- Requirements
Omit every picture, and retype the lines that run from the beginning of the data below through the line containing "import pandas as pd", inclusive.

Source code of charts:
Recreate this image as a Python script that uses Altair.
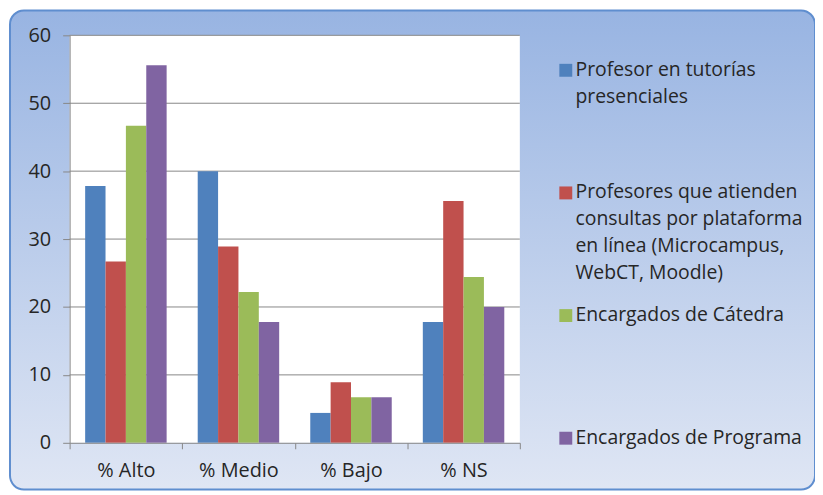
import altair as alt
import pandas as pd

# ---- data ----
categories = ["% Alto", "% Medio", "% Bajo", "% NS"]
series = [
    "Profesor en tutorías\npresenciales",
    "Profesores que atienden\nconsultas por plataforma\nen línea (Microcampus,\nWebCT, Moodle)",
    "Encargados de Cátedra",
    "Encargados de Programa",
]
profesor_tutorias = [37.8, 40.0, 4.4, 17.8]
profesores_plataforma = [26.7, 28.9, 8.9, 35.6]
encargados_catedra = [46.7, 22.2, 6.7, 24.4]
encargados_programa = [55.6, 17.8, 6.7, 20.0]
y_ticks = [0, 10, 20, 30, 40, 50, 60]
colors = ["#4F81BD", "#C0504D", "#9BBB59", "#8064A2"]

values_by_series = [profesor_tutorias, profesores_plataforma, encargados_catedra, encargados_programa]
rows = []
for s, vals in zip(series, values_by_series):
    for c, v in zip(categories, vals):
        rows.append({"categoria": c, "serie": s, "valor": v})
df = pd.DataFrame(rows)
grid_df = pd.DataFrame({"v": y_ticks[1:]})

W, H = 453, 410
FONT = "Open Sans"
TXT = "#262626"
GRAY = "#878787"

bg = alt.Chart(alt.Data(values=[{"a": 1}])).mark_rect(
    fill=alt.Gradient(
        gradient="linear", x1=0, y1=0, x2=0, y2=1,
        stops=[alt.GradientStop(offset=0, color="#98b4e2"),
               alt.GradientStop(offset=1, color="#dfe6f4")],
    ),
    stroke="#5f8ecf", strokeWidth=2, cornerRadius=14,
).encode(
    x=alt.value(-60), x2=alt.value(W + 297), y=alt.value(-25), y2=alt.value(H + 47)
)

plot_bg = alt.Chart(alt.Data(values=[{"a": 1}])).mark_rect(fill="white").encode(
    x=alt.value(0), x2=alt.value(W), y=alt.value(0), y2=alt.value(H)
)

y_scale = alt.Scale(domain=[0, 60], nice=False, zero=True)
y_axis = alt.Axis(
    values=y_ticks, labelFont=FONT, labelFontSize=20, labelColor=TXT,
    domainColor=GRAY, tickColor=GRAY, tickSize=7, labelPadding=12,
    grid=False, zindex=1,
)

grid = alt.Chart(grid_df).mark_rule(color=GRAY, strokeWidth=1).encode(
    y=alt.Y("v:Q", scale=y_scale, axis=y_axis, title=None)
)

bars = alt.Chart(df).mark_bar().encode(
    x=alt.X(
        "categoria:N", sort=categories, title=None,
        scale=alt.Scale(paddingInner=0, paddingOuter=0),
        axis=alt.Axis(
            labelAngle=0, labelFont=FONT, labelFontSize=20, labelColor=TXT,
            domainColor=GRAY, tickColor=GRAY, tickSize=6, labelPadding=12,
            tickBand="extent", grid=False, zindex=1,
        ),
    ),
    xOffset=alt.XOffset("serie:N", sort=series,
                        scale=alt.Scale(paddingInner=0, paddingOuter=0.763)),
    y=alt.Y("valor:Q", scale=y_scale, title=None, axis=y_axis),
    color=alt.Color(
        "serie:N", sort=series,
        scale=alt.Scale(domain=series, range=colors),
        legend=alt.Legend(
            title=None, orient="none", legendX=489.5, legendY=16, padding=0,
            direction="vertical", gridAlign="all", rowPadding=13.4,
            labelFont=FONT, labelFontSize=19.5, labelColor=TXT, labelLimit=400,
            labelBaseline="top", labelOffset=0,
            labelExpr="split(datum.label, '\\n')",
            symbolType="M-1,0.45H1V2.45H-1Z", symbolSize=169,
            symbolStrokeWidth=0, symbolOpacity=1,
        ),
    ),
)

chart = alt.layer(bg, plot_bg, grid, bars).properties(
    width=W, height=H,
    autosize=alt.AutoSizeParams(type="none"),
    padding={"left": 62, "top": 26, "right": 297, "bottom": 47},
).configure(
    style={"guide-label": {"lineHeight": 27}}
).configure_view(strokeWidth=0)

chart.save("out.html", embed_options={"renderer": "svg", "actions": False})
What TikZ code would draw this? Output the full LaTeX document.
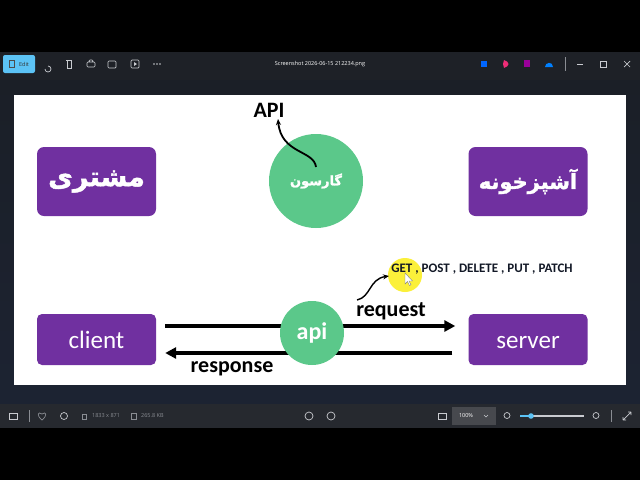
\documentclass[tikz,border=0pt]{standalone}
\usepackage{fontspec}
\setmainfont{Carlito}
\newfontfamily\uifont{Open Sans}
\newfontfamily\fafont[Script=Arabic, BoldFeatures={FakeBold=1.5}]{DejaVu Sans}
\TeXXeTstate=1
\usetikzlibrary{arrows.meta}
\definecolor{purp}{HTML}{7030A0}
\definecolor{grn}{HTML}{5BC88A}
\definecolor{topbar}{HTML}{1E2127}
\definecolor{viewtop}{HTML}{1B1F27}
\definecolor{viewbot}{HTML}{1C2332}
\definecolor{botbar}{HTML}{26292F}
\definecolor{editblue}{HTML}{5CC3F5}
\definecolor{icongray}{HTML}{C9CBD0}
\definecolor{dimgray}{HTML}{8A8D93}
\definecolor{hlyellow}{HTML}{FBF03A}
\definecolor{navy}{HTML}{121826}
\tikzset{
  fabox/.style={fill=purp, rounded corners=7pt, minimum width=119pt, minimum height=69pt, text=white, inner sep=0pt},
  enbox/.style={fill=purp, rounded corners=5pt, minimum width=119pt, minimum height=51pt, text=white, inner sep=0pt, text height=20pt, text depth=2pt, font=\fontsize{25}{25}\selectfont},
  gcircle/.style={circle, fill=grn, inner sep=0pt, text=white},
  biglabel/.style={font=\bfseries\fontsize{22}{22}\selectfont, text=black, inner sep=0pt},
  bigarrow/.style={line width=3.5pt, -{Triangle[length=11pt,width=11pt]}},
  curvearrow/.style={line width=1.8pt, -{Stealth[length=6pt,width=5pt]}},
  icon/.style={draw=icongray, line width=0.7pt},
  uitext/.style={font=\uifont\fontsize{5.5}{6}\selectfont, inner sep=0pt}
}
\begin{document}
\begin{tikzpicture}[x=1pt,y=-1pt]
\useasboundingbox (0,0) rectangle (640,480);
% ---------- window chrome ----------
\fill[black] (0,0) rectangle (640,480);
\fill[topbar] (0,52) rectangle (640,80);
\shade[top color=viewtop, bottom color=viewbot] (0,80) rectangle (640,404);
\fill[botbar] (0,404) rectangle (640,428);
% top toolbar
\node[fill=editblue, rounded corners=2pt, minimum width=32pt, minimum height=18pt, inner sep=0pt] (editbtn) at (19,64) {};
\node[uitext, text=black!80] (edittxt) at (24,64) {Edit};
\draw[draw=black!70, line width=0.6pt] (9,60) rectangle (14,67);
\draw[icon] (48,66) arc (-90:180:3) ;
\draw[icon] (66,60) -- (72,60) (67,60) rectangle (71,68);
\draw[icon, rounded corners=1pt] (87,62) rectangle (95,67) (89,60) rectangle (93,62);
\draw[icon, rounded corners=1pt] (108,61) rectangle (116,68);
\draw[icon, rounded corners=1pt] (131,60) rectangle (139,68);
\fill[icongray] (134,62) -- (137,64) -- (134,66) -- cycle;
\foreach \xx in {154,157,160} \fill[icongray] (\xx,64) circle (0.8);
\node[uitext, text=white] (title) at (320,64) {Screenshot 2026-06-15 212234.png};
\fill[blue!60!cyan] (481,61) rectangle (487,67);
\fill[magenta!70!orange] (504,60) .. controls (510,62) and (510,66) .. (504,68) -- (503,64) -- cycle;
\fill[violet!80!magenta] (524,60) rectangle (530,67);
\fill[blue!50!cyan] (545,67) .. controls (545,62) and (553,61) .. (553,67) -- cycle;
\draw[dimgray, line width=0.4pt] (565,57) -- (565,71);
\draw[icon] (577,64) -- (583,64);
\draw[icon] (600,61) rectangle (606,67);
\draw[icon] (624,61) -- (630,67) (630,61) -- (624,67);
% bottom toolbar
\draw[icon] (9,413) rectangle (17,419);
\draw[dimgray, line width=0.4pt] (29,410) -- (29,422);
\draw[icon, draw=dimgray] (42,420) .. controls (36,415) and (38,411) .. (42,414) .. controls (46,411) and (48,415) .. (42,420);
\draw[icon] (64,416) circle (3.5);
\draw[icon, draw=dimgray, line width=0.5pt] (82,414) rectangle (86,419);
\node[uitext, text=dimgray, anchor=west] (dims) at (92,416) {1833 x 871};
\draw[icon, draw=dimgray, line width=0.5pt] (131,413) rectangle (136,419);
\node[uitext, text=dimgray, anchor=west] (size) at (141,416) {265.8 KB};
\draw[icon] (309,416) circle (4);
\draw[icon] (331,416) circle (4);
\draw[icon] (438,413) rectangle (446,419);
\fill[white!15!botbar] (452,407) rectangle (496,425);
\node[uitext, text=white] (zoom) at (466,416) {100\%};
\draw[icon, line width=0.5pt] (484,415) -- (486,417) -- (488,415);
\draw[icon] (507,415.5) circle (3);
\draw[line width=1.2pt, editblue] (520,416) -- (531,416);
\draw[line width=1.2pt, icongray] (531,416) -- (584,416);
\fill[editblue] (531,416) circle (2.8);
\draw[icon] (596,415.5) circle (3);
\draw[dimgray, line width=0.4pt] (611,410) -- (611,422);
\draw[icon] (623,420) -- (631,412) (623,420) -- (623,417) (623,420) -- (626,420) (631,412) -- (628,412) (631,412) -- (631,415);
% ---------- image ----------
\fill[white] (14,95) rectangle (626,385);
% top row
\node[fabox] (moshtari) at (96.5,181.5) {\fafont\bfseries\fontsize{27}{27}\selectfont\beginR مشتری\endR};
\node[fabox] (ashpaz) at (528,181.5) {\fafont\bfseries\fontsize{21}{21}\selectfont\beginR آشپزخونه\endR};
\node[gcircle, minimum size=94pt] (garson) at (316,181) {\fafont\bfseries\fontsize{13}{13}\selectfont\beginR گارسون\endR};
\node[biglabel] (apilbl) at (269,110) {API};
\coordinate (gstart) at (316,167);
\coordinate (gend) at (278,119);
\draw[curvearrow] (gstart) .. controls (314,150) and (281,154) .. (gend);
% bottom row
\node[enbox] (client) at (96.5,339.5) {client};
\node[enbox] (server) at (528,339.5) {server};
\draw[bigarrow] ([xshift=9pt,yshift=13.5pt]client.east) -- ([xshift=-13pt,yshift=13.5pt]server.west);
\draw[bigarrow] ([xshift=-16pt,yshift=-13.5pt]server.west) -- ([xshift=9pt,yshift=-13.5pt]client.east);
\node[gcircle, minimum size=64pt, font=\bfseries\fontsize{24}{24}\selectfont] (api) at (312,333) {api};
\node[biglabel] (request) at (391,311) {request};
\node[biglabel] (response) at (232,369) {response};
\node[circle, fill=hlyellow, minimum size=34pt, inner sep=0pt] (hl) at (405,275) {};
\node[font=\bfseries\fontsize{13}{13}\selectfont, text=navy, inner sep=0pt] (methods) at (482,269) {GET , POST , DELETE , PUT , PATCH};
\coordinate (rstart) at (357,300);
\coordinate (rend) at (389,276);
\draw[curvearrow, line width=1.4pt] (rstart) .. controls (371,297) and (369,279) .. (rend);
\draw[fill=white, draw=gray, line width=0.4pt] (405,273) -- (405,284) -- (407.5,281.5) -- (409.5,285.5) -- (411,284.8) -- (409,281) -- (412.5,281) -- cycle;
\end{tikzpicture}
\end{document}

- Exercise response
Recreate this image as a Python script that uses Altair.
import altair as alt
import pandas as pd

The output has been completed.